A nice wedding is tough to pull off. A good marriage is grace beyond measure.

Wednesday, December 05, 2007

Breakfast Convo

Henry: Mommy, I'm a boy and you're a girl.

Me: You're right.

Henry: And some people are big and some people are small.

Me: You're right.

Henry: And we don't talk about how big people's bums are.

Me: You're right, honey.

Henry: Look at me, Mommy. Look at what I'm doing.

Me: (Looking at him doing nothing but looking back at me) What are you doing?

Henry: Look at me. I'm not saying "sucks."

Me: (Turning my face so he can't see me laughing. Speechless).

Henry: Mommy, I'm not saying "sucks" because it's rude and inappropriate.

(Did I mention how much I'm learning from my kids?)

Monday, December 03, 2007

Welcoming the Winter

The days have felt more full around here as the weather moves from crisp to downright biting.
It is officially cold.
I have noticed that as the weather changes this time, Henry and Svea are noticing and are affected by it. I LOVE that. I want so much for them to live lives that are affected by environment, that are adaptable, that are aware. I want them to learn that self-care changes with the seasons too, and it will be that way their whole lives.

Henry has fingernails that grow at different speeds and hangnails that crop up after each bath. I trim 3 different fingers every so often and then the other 7 about every 2 weeks. He picks at his fingers when he's nervous or distressed, which seems more noticeable this winter.

They both have dry skin and sometimes eczema along with it. Svea loves wearing a hat and Henry loves being cold. They love puddles even in the freezing rain and have commented on the falling of the colored leaves now leaving bare gangly branches.

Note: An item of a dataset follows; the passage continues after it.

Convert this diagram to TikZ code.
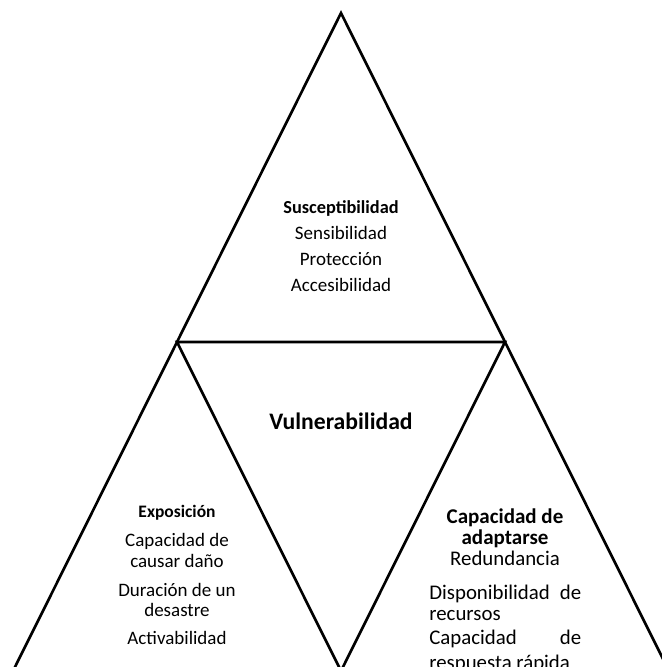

It's dark a lot more now and their naps and bedtimes are shifting from that. Their energy levels and food cravings are off kilter and all of these things would have sent me in a tailspin a year ago, checking out books on how to Get Back On Schedule or How To Let Go Of Controlling Every Move Your Child Makes. But this year, the coming of this season, watching their bodies and minds change with it has been fascinating.

So, welcome Winter. We are ready for you this year.